New Reforestation Plan Will Combat Effects of Urbanization/Pollution

Rehoboth Beach — The Delaware Center for the Inland Bays’ new Watershed Reforestation Plan identifies and envisions water quality improvement projects that benefit the Inland Bays and create valuable partnerships in conservation efforts.

In recent years, land use has changed dramatically for the Inland Bays watershed (an area of land covering most of eastern Sussex County that drains into the Inland Bays). Farms and forests are rapidly being replaced by developments which grew by 25 square miles from 1992 to 2012.

“We need to address these water quality issues in a strategic and cost-effective manner,” explained the Center’s Watershed Coordinator, Michelle Schmidt. “This new Watershed Reforestation Plan is our guide for this endeavor and has helped us to identify reforestation sites, approach landowners, and build valuable partnerships that help us to achieve mutual goals.”

Over the past five years, the Center has worked hard to implement several reforestation projects to mitigate these problems and to achieve the goals of the Center’s 2012 Comprehensive Conservation Management Plan (CCMP) Addendum and 2008 Pollution Control Strategy (which has an ambitious goal of creating 3,246 acres of riparian forested buffer).

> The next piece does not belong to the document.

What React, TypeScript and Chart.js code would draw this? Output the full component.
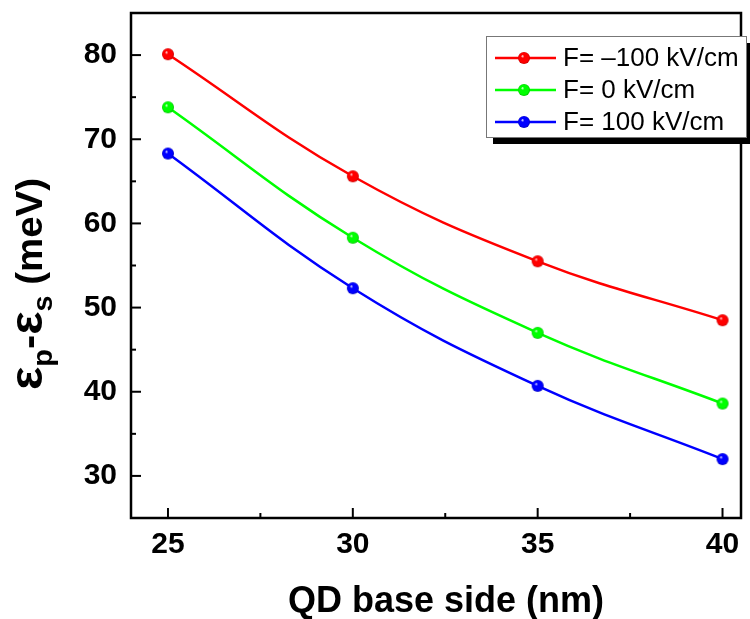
import React, { useEffect, useRef } from "react";
import { Chart, registerables } from "chart.js";

Chart.register(...registerables);

const xValues = [25, 30, 35, 40];
const seriesNeg100 = [80.1, 65.6, 55.5, 48.5];
const series0 = [73.8, 58.3, 47.0, 38.6];
const series100 = [68.3, 52.3, 40.7, 32.0];
const seriesLabels = ["F= \u2013100 kV/cm", "F= 0 kV/cm", "F= 100 kV/cm"];
const seriesColors = ["#ff0000", "#00ff00", "#0000ff"];
const seriesDark = ["#c80000", "#00c000", "#0000c0"];
const xTicks = [25, 27.5, 30, 32.5, 35, 37.5, 40];
const yTicks = [30, 35, 40, 45, 50, 55, 60, 65, 70, 75, 80];
const xMajorStep = 5;
const yMajorStep = 10;

const FONT = "'Liberation Sans', Arial, sans-serif";

function sphere(color: string, dark: string, r: number): HTMLCanvasElement {
  const c = document.createElement("canvas");
  const size = r * 2 + 2;
  c.width = size;
  c.height = size;
  const ctx = c.getContext("2d")!;
  const cx = size / 2;
  const cy = size / 2;
  const g = ctx.createRadialGradient(cx - r * 0.3, cy - r * 0.35, 0, cx, cy, r);
  g.addColorStop(0, "#ffffff");
  g.addColorStop(0.28, color);
  g.addColorStop(0.8, color);
  g.addColorStop(1, dark);
  ctx.fillStyle = g;
  ctx.beginPath();
  ctx.arc(cx, cy, r, 0, Math.PI * 2);
  ctx.fill();
  return c;
}

export default function App() {
  const ref = useRef<HTMLCanvasElement>(null);
  useEffect(() => {
    document.body.style.margin = "0";
    const canvas = ref.current!;
    const spheres = seriesColors.map((c, i) => sphere(c, seriesDark[i], 6));
    const allSeries = [seriesNeg100, series0, series100];

    const customPlugin = {
      id: "custom",
      beforeDatasetsDraw(chart: any) {
        const { ctx, chartArea, scales } = chart;
        ctx.save();
        ctx.strokeStyle = "#000";
        ctx.lineWidth = 2.5;
        ctx.strokeRect(chartArea.left, chartArea.top, chartArea.right - chartArea.left, chartArea.bottom - chartArea.top);
        ctx.lineWidth = 2;
        for (const v of xTicks) {
          const px = scales.x.getPixelForValue(v);
          const len = v % xMajorStep === 0 ? 10 : 5;
          ctx.beginPath();
          ctx.moveTo(px, chartArea.bottom);
          ctx.lineTo(px, chartArea.bottom - len);
          ctx.stroke();
        }
        for (const v of yTicks) {
          const py = scales.y.getPixelForValue(v);
          const len = v % yMajorStep === 0 ? 10 : 5;
          ctx.beginPath();
          ctx.moveTo(chartArea.left, py);
          ctx.lineTo(chartArea.left + len, py);
          ctx.stroke();
        }
        ctx.restore();
      },
      afterDraw(chart: any) {
        const { ctx } = chart;
        ctx.save();
        // X title
        ctx.fillStyle = "#000";
        ctx.font = `bold 36px ${FONT}`;
        ctx.textAlign = "center";
        ctx.textBaseline = "alphabetic";
        ctx.fillText("QD base side (nm)", 446, 612);

        // Y title with subscripts
        const segs = [
          { t: "\u03b5", font: `bold 46px ${FONT}`, dy: 0 },
          { t: "p", font: `bold 27px ${FONT}`, dy: 10 },
          { t: "-", font: `bold 40px ${FONT}`, dy: 0 },
          { t: "\u03b5", font: `bold 46px ${FONT}`, dy: 0 },
          { t: "s", font: `bold 27px ${FONT}`, dy: 10 },
          { t: " (meV)", font: `bold 36px ${FONT}`, dy: 0 },
        ];
        let total = 0;
        const widths: number[] = [];
        for (const s of segs) {
          ctx.font = s.font;
          const w = ctx.measureText(s.t).width;
          widths.push(w);
          total += w;
        }
        const targetLen = 212;
        const k = targetLen / total;
        ctx.translate(42, 284);
        ctx.rotate(-Math.PI / 2);
        ctx.scale(k, 1);
        ctx.textAlign = "left";
        let x = -total / 2;
        segs.forEach((s, i) => {
          ctx.font = s.font;
          ctx.fillText(s.t, x, s.dy);
          x += widths[i];
        });
        ctx.restore();

        // Legend
        ctx.save();
        const lx = 486, ly = 36, lw = 260, lh = 101;
        ctx.fillStyle = "#000";
        ctx.fillRect(lx + 7, ly + 7, lw, lh);
        ctx.fillStyle = "#fff";
        ctx.fillRect(lx, ly, lw, lh);
        ctx.strokeStyle = "#777";
        ctx.lineWidth = 1;
        ctx.strokeRect(lx + 0.5, ly + 0.5, lw, lh);
        const rows = [58, 90, 122];
        seriesLabels.forEach((lab, i) => {
          const y = rows[i];
          ctx.strokeStyle = seriesColors[i];
          ctx.lineWidth = 2.5;
          ctx.beginPath();
          ctx.moveTo(495, y);
          ctx.lineTo(556, y);
          ctx.stroke();
          ctx.drawImage(spheres[i], 524 - spheres[i].width / 2, y - spheres[i].height / 2);
          ctx.fillStyle = "#000";
          ctx.font = `26px ${FONT}`;
          ctx.textAlign = "left";
          ctx.textBaseline = "middle";
          ctx.fillText(lab, 563, y + 1);
        });
        ctx.restore();
      },
    };

    const chart = new Chart(canvas, {
      type: "line",
      data: {
        datasets: allSeries.map((s, i) => ({
          label: seriesLabels[i],
          data: xValues.map((x, j) => ({ x, y: s[j] })),
          borderColor: seriesColors[i],
          backgroundColor: seriesColors[i],
          borderWidth: 2.5,
          tension: 0.4,
          pointStyle: spheres[i] as any,
          pointRadius: 6,
          fill: false,
        })),
      },
      options: {
        responsive: false,
        animation: false,
        layout: { padding: { top: 13, right: 9, left: 0, bottom: 0 } },
        plugins: { legend: { display: false }, tooltip: { enabled: false } },
        scales: {
          x: {
            type: "linear",
            min: 24,
            max: 40.5,
            grid: { display: false, drawTicks: false },
            border: { display: false },
            afterBuildTicks: (s: any) => {
              s.ticks = xTicks.map((v) => ({ value: v }));
            },
            afterFit: (s: any) => {
              s.height = 101;
              s.paddingLeft = 0;
              s.paddingRight = 0;
            },
            ticks: {
              autoSkip: false,
              maxRotation: 0,
              padding: 9,
              color: "#000",
              font: { family: FONT, size: 30, weight: "bold" },
              callback: (v: any) => (Number(v) % xMajorStep === 0 ? String(v) : ""),
            },
          },
          y: {
            type: "linear",
            min: 25,
            max: 85,
            grid: { display: false, drawTicks: false },
            border: { display: false },
            afterBuildTicks: (s: any) => {
              s.ticks = yTicks.map((v) => ({ value: v }));
            },
            afterFit: (s: any) => {
              s.width = 131;
              s.paddingTop = 0;
              s.paddingBottom = 0;
            },
            ticks: {
              autoSkip: false,
              padding: 14,
              color: "#000",
              font: { family: FONT, size: 30, weight: "bold" },
              callback: (v: any) => (Number(v) % yMajorStep === 0 ? String(v) : ""),
            },
          },
        },
      },
      plugins: [customPlugin],
    } as any);
    return () => chart.destroy();
  }, []);
  return <canvas ref={ref} width={750} height={619} style={{ display: "block" }} />;
}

In 2015, the Center partnered with the DNREC Division of Fish and Wildlife to reforest 70 acres of former agricultural land at the Marion R. Okie Preserve at Poplar Thicket. The following year, in 2016, the Center partnered with The Nature Conservancy to reforest 22 acres of the 557-acre Bullseye-Ferry Landing Preserve on Indian River. Finally, over the course of four years beginning in 2014, the Angola Neck Reforestation Project saw the planting of nearly 38 acres of state-owned and managed agricultural lands in Angola Neck. This project created a forested corridor from Love Creek into other wetland areas located further inland in order to enhance water quality and wildlife habitat for songbirds like Yellow-breasted Chat, Northern Parula, and American Redstart.

The Center initiated the development of a Watershed Reforestation Plan in 2016. This plan identifies and conceptualizes priority cropland reforestation projects that are the most cost-effective measures for water quality improvements and result in the highest quality conservation improvements. A Watershed Reforestation Model was developed to identify and rank all agricultural parcels in the Inland Bays watershed as candidates for reforestation or other Best Management Practices based on specific criteria, including the proximity to first order streams and already protected areas.

Currently, the Center is reaching out to landowners of the top ranking project sites to gauge interest and create partnerships. From there, reforestation concept designs will be developed and used, turning to The Reforestation Management Plan as a guide.

The Delaware Center for the Inland Bays is a non-profit organization established in 1994, one of 28 National Estuary Programs. With its many partners, the CIB works to preserve, protect and restore Delaware’s Inland Bays, the water that flows into them, and the watershed around them.